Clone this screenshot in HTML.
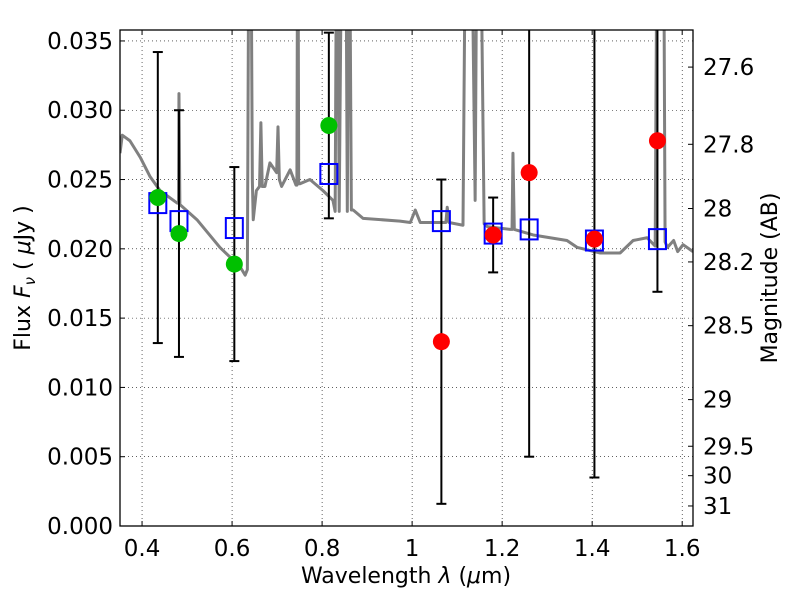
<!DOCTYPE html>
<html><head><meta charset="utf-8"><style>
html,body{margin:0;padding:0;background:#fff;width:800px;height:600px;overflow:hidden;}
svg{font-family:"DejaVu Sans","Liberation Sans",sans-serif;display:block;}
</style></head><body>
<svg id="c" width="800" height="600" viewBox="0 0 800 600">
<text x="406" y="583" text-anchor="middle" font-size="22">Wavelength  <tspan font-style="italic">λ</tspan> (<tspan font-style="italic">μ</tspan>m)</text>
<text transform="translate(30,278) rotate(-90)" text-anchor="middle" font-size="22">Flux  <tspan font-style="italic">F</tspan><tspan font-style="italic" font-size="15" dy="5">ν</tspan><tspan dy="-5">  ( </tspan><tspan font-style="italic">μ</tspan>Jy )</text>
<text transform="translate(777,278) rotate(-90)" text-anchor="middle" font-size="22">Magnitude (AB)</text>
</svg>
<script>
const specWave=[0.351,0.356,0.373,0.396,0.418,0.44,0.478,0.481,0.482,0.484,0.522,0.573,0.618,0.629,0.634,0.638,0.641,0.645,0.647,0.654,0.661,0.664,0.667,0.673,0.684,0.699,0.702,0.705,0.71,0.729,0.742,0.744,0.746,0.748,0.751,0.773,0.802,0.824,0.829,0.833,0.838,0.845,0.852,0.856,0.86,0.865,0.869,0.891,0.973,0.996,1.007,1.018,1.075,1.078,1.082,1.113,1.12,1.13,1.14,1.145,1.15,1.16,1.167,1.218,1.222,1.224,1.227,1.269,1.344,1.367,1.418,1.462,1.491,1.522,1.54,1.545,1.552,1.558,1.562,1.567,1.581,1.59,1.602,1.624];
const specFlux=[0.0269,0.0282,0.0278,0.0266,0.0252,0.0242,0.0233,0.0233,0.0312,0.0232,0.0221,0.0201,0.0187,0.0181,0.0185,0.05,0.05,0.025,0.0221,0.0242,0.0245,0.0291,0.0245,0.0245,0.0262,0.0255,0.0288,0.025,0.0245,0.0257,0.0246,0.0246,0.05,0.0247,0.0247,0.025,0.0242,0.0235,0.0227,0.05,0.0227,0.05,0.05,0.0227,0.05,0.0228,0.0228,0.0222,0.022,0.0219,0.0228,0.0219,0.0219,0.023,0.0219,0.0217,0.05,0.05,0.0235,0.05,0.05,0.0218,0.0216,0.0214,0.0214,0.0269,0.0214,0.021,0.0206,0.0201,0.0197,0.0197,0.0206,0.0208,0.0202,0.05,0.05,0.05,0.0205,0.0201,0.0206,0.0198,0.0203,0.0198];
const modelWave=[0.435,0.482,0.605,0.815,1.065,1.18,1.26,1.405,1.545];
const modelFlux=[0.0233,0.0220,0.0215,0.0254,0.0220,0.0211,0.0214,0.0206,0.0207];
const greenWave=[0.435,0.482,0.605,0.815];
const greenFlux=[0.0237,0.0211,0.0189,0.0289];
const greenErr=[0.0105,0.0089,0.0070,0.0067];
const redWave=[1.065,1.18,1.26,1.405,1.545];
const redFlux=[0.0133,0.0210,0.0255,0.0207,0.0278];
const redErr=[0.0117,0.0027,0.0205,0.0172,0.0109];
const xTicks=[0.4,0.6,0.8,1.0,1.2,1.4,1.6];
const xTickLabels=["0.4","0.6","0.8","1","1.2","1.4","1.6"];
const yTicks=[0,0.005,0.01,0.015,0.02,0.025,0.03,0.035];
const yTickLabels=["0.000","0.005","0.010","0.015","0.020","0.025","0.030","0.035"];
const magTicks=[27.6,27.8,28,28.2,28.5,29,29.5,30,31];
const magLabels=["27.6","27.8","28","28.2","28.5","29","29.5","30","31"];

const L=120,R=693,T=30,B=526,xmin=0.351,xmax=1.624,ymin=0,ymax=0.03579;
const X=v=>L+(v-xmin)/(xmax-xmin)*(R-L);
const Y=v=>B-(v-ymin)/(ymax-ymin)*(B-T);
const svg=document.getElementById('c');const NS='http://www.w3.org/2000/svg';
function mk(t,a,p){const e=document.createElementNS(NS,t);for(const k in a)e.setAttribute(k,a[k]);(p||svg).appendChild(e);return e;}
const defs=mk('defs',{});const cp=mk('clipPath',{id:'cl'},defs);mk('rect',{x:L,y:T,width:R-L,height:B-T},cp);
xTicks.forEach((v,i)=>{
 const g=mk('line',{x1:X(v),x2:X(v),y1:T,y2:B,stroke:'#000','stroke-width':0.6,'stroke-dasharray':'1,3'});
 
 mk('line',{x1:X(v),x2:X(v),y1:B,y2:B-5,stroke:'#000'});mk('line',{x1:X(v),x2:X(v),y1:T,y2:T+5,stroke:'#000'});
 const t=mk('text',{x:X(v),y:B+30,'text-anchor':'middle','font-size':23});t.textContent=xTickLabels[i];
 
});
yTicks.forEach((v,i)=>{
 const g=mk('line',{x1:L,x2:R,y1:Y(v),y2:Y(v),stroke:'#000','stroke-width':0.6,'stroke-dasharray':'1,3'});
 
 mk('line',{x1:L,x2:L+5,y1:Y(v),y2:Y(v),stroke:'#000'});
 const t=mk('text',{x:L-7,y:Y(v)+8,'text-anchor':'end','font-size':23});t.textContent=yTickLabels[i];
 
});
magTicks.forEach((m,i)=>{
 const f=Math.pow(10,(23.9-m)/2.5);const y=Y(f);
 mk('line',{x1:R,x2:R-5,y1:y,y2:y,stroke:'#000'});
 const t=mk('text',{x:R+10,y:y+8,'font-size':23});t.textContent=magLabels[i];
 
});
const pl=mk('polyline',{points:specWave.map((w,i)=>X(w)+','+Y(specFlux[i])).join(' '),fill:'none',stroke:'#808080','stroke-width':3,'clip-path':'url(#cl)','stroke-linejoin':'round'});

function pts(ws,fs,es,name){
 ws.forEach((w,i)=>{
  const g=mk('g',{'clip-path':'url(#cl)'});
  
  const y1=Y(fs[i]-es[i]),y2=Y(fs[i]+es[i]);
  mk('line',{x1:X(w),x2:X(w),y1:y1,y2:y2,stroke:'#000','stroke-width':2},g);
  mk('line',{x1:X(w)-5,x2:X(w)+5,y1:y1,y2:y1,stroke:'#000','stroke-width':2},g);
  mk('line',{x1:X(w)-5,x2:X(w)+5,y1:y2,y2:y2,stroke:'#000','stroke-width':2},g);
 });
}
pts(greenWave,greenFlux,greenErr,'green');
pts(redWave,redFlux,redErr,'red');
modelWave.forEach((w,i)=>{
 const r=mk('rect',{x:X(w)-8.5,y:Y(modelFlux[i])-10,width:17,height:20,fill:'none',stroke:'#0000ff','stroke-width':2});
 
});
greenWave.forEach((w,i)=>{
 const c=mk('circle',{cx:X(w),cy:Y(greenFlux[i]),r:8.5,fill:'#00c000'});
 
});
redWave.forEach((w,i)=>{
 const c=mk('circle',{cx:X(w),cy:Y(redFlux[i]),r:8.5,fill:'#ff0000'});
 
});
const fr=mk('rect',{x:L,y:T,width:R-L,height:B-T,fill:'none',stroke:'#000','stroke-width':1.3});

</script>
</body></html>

> _Task goal_
Write out the listing word for word, omitting the pictures it holds.

> _Solution to this exercise_
Clone this screenshot in HTML.
<!DOCTYPE html>
<html><head><meta charset="utf-8"><style>
html,body{margin:0;padding:0;background:#fff;width:800px;height:600px;overflow:hidden;}
svg{font-family:"DejaVu Sans","Liberation Sans",sans-serif;display:block;}
</style></head><body>
<svg id="c" width="800" height="600" viewBox="0 0 800 600">
<text x="406" y="583" text-anchor="middle" font-size="22">Wavelength  <tspan font-style="italic">λ</tspan> (<tspan font-style="italic">μ</tspan>m)</text>
<text transform="translate(30,278) rotate(-90)" text-anchor="middle" font-size="22">Flux  <tspan font-style="italic">F</tspan><tspan font-style="italic" font-size="15" dy="5">ν</tspan><tspan dy="-5">  ( </tspan><tspan font-style="italic">μ</tspan>Jy )</text>
<text transform="translate(777,278) rotate(-90)" text-anchor="middle" font-size="22">Magnitude (AB)</text>
</svg>
<script>
const specWave=[0.351,0.356,0.373,0.396,0.418,0.44,0.478,0.481,0.482,0.484,0.522,0.573,0.618,0.629,0.634,0.638,0.641,0.645,0.647,0.654,0.661,0.664,0.667,0.673,0.684,0.699,0.702,0.705,0.71,0.729,0.742,0.744,0.746,0.748,0.751,0.773,0.802,0.824,0.829,0.833,0.838,0.845,0.852,0.856,0.86,0.865,0.869,0.891,0.973,0.996,1.007,1.018,1.075,1.078,1.082,1.113,1.12,1.13,1.14,1.145,1.15,1.16,1.167,1.218,1.222,1.224,1.227,1.269,1.344,1.367,1.418,1.462,1.491,1.522,1.54,1.545,1.552,1.558,1.562,1.567,1.581,1.59,1.602,1.624];
const specFlux=[0.0269,0.0282,0.0278,0.0266,0.0252,0.0242,0.0233,0.0233,0.0312,0.0232,0.0221,0.0201,0.0187,0.0181,0.0185,0.05,0.05,0.025,0.0221,0.0242,0.0245,0.0291,0.0245,0.0245,0.0262,0.0255,0.0288,0.025,0.0245,0.0257,0.0246,0.0246,0.05,0.0247,0.0247,0.025,0.0242,0.0235,0.0227,0.05,0.0227,0.05,0.05,0.0227,0.05,0.0228,0.0228,0.0222,0.022,0.0219,0.0228,0.0219,0.0219,0.023,0.0219,0.0217,0.05,0.05,0.0235,0.05,0.05,0.0218,0.0216,0.0214,0.0214,0.0269,0.0214,0.021,0.0206,0.0201,0.0197,0.0197,0.0206,0.0208,0.0202,0.05,0.05,0.05,0.0205,0.0201,0.0206,0.0198,0.0203,0.0198];
const modelWave=[0.435,0.482,0.605,0.815,1.065,1.18,1.26,1.405,1.545];
const modelFlux=[0.0233,0.0220,0.0215,0.0254,0.0220,0.0211,0.0214,0.0206,0.0207];
const greenWave=[0.435,0.482,0.605,0.815];
const greenFlux=[0.0237,0.0211,0.0189,0.0289];
const greenErr=[0.0105,0.0089,0.0070,0.0067];
const redWave=[1.065,1.18,1.26,1.405,1.545];
const redFlux=[0.0133,0.0210,0.0255,0.0207,0.0278];
const redErr=[0.0117,0.0027,0.0205,0.0172,0.0109];
const xTicks=[0.4,0.6,0.8,1.0,1.2,1.4,1.6];
const xTickLabels=["0.4","0.6","0.8","1","1.2","1.4","1.6"];
const yTicks=[0,0.005,0.01,0.015,0.02,0.025,0.03,0.035];
const yTickLabels=["0.000","0.005","0.010","0.015","0.020","0.025","0.030","0.035"];
const magTicks=[27.6,27.8,28,28.2,28.5,29,29.5,30,31];
const magLabels=["27.6","27.8","28","28.2","28.5","29","29.5","30","31"];

const L=120,R=693,T=30,B=526,xmin=0.351,xmax=1.624,ymin=0,ymax=0.03579;
const X=v=>L+(v-xmin)/(xmax-xmin)*(R-L);
const Y=v=>B-(v-ymin)/(ymax-ymin)*(B-T);
const svg=document.getElementById('c');const NS='http://www.w3.org/2000/svg';
function mk(t,a,p){const e=document.createElementNS(NS,t);for(const k in a)e.setAttribute(k,a[k]);(p||svg).appendChild(e);return e;}
const defs=mk('defs',{});const cp=mk('clipPath',{id:'cl'},defs);mk('rect',{x:L,y:T,width:R-L,height:B-T},cp);
xTicks.forEach((v,i)=>{
 const g=mk('line',{x1:X(v),x2:X(v),y1:T,y2:B,stroke:'#000','stroke-width':0.6,'stroke-dasharray':'1,3'});
 
 mk('line',{x1:X(v),x2:X(v),y1:B,y2:B-5,stroke:'#000'});mk('line',{x1:X(v),x2:X(v),y1:T,y2:T+5,stroke:'#000'});
 const t=mk('text',{x:X(v),y:B+30,'text-anchor':'middle','font-size':23});t.textContent=xTickLabels[i];
 
});
yTicks.forEach((v,i)=>{
 const g=mk('line',{x1:L,x2:R,y1:Y(v),y2:Y(v),stroke:'#000','stroke-width':0.6,'stroke-dasharray':'1,3'});
 
 mk('line',{x1:L,x2:L+5,y1:Y(v),y2:Y(v),stroke:'#000'});
 const t=mk('text',{x:L-7,y:Y(v)+8,'text-anchor':'end','font-size':23});t.textContent=yTickLabels[i];
 
});
magTicks.forEach((m,i)=>{
 const f=Math.pow(10,(23.9-m)/2.5);const y=Y(f);
 mk('line',{x1:R,x2:R-5,y1:y,y2:y,stroke:'#000'});
 const t=mk('text',{x:R+10,y:y+8,'font-size':23});t.textContent=magLabels[i];
 
});
const pl=mk('polyline',{points:specWave.map((w,i)=>X(w)+','+Y(specFlux[i])).join(' '),fill:'none',stroke:'#808080','stroke-width':3,'clip-path':'url(#cl)','stroke-linejoin':'round'});

function pts(ws,fs,es,name){
 ws.forEach((w,i)=>{
  const g=mk('g',{'clip-path':'url(#cl)'});
  
  const y1=Y(fs[i]-es[i]),y2=Y(fs[i]+es[i]);
  mk('line',{x1:X(w),x2:X(w),y1:y1,y2:y2,stroke:'#000','stroke-width':2},g);
  mk('line',{x1:X(w)-5,x2:X(w)+5,y1:y1,y2:y1,stroke:'#000','stroke-width':2},g);
  mk('line',{x1:X(w)-5,x2:X(w)+5,y1:y2,y2:y2,stroke:'#000','stroke-width':2},g);
 });
}
pts(greenWave,greenFlux,greenErr,'green');
pts(redWave,redFlux,redErr,'red');
modelWave.forEach((w,i)=>{
 const r=mk('rect',{x:X(w)-8.5,y:Y(modelFlux[i])-10,width:17,height:20,fill:'none',stroke:'#0000ff','stroke-width':2});
 
});
greenWave.forEach((w,i)=>{
 const c=mk('circle',{cx:X(w),cy:Y(greenFlux[i]),r:8.5,fill:'#00c000'});
 
});
redWave.forEach((w,i)=>{
 const c=mk('circle',{cx:X(w),cy:Y(redFlux[i]),r:8.5,fill:'#ff0000'});
 
});
const fr=mk('rect',{x:L,y:T,width:R-L,height:B-T,fill:'none',stroke:'#000','stroke-width':1.3});

</script>
</body></html>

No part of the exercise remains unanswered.